In some ways this passage doesn’t present a deep spiritual lesson so much as it simply presents a lesson on what people are like. Most of us can probably put ourselves in the shoes of the people from Jesus’ home town: “We’ve known this guy since he was a baby, we watched him grow up, he’s a man just like us, so why is he ‘getting airs’ and thinking he’s so high and mighty?”

I can think of a couple of reasons why they should have been able to get over this initial reaction, however:
  • The passage doesn’t say what Jesus taught in the synagogue that day, but we are told in verse 54 (ESV) that the people were astonished, and that they recognized that Jesus had wisdom. Regardless of anything else, they recognized that he was wise, and teaching something new, but rather than pay attention to it they decided to dismiss it out of familiarity with Jesus.

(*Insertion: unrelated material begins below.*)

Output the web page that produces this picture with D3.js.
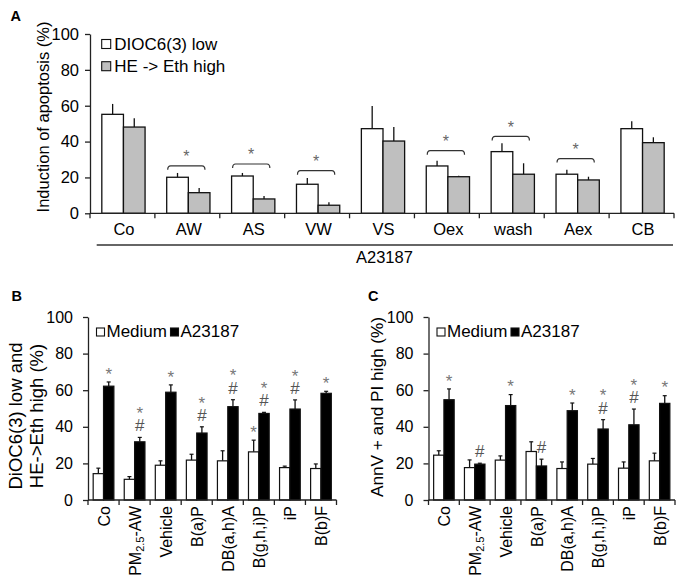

  • Although it’s true that they’d watched Jesus grow up from a baby, and he had proven himself over the previous 30-something years to be just as human as they were, it should have been evident to them that he was not like everyone else. Jesus didn’t sin. Not once, in all his life, as he was growing up, did anyone ever see Jesus do anything that was sinful. Although I don’t expect them to have been able to put all of the pieces together, they didn’t have all of the information at their fingertips that I have, at the very least they should have known that there was something special about Jesus.
Some modern-day Christians may still experience something akin to this reaction as they try to give the Gospel to their family or friends. Especially for those of us who were saved out of a non-religious background, it wouldn’t be surprising for people to react by saying, “we’ve known this guy all his life, and he’s as much of a sinner as we are if not more—who is he to come and try and tell us how to live?” But that type of reaction can be an open door into a presentation of the Gospel, because they’re right—we were just as sinful as them, before we got saved! Many people are still labouring under the misapprehension that Christianity is about following a bunch of rules, whereas we have the opportunity to tell them that we were saved despite who we were, even though we didn’t deserve it. And they can be too.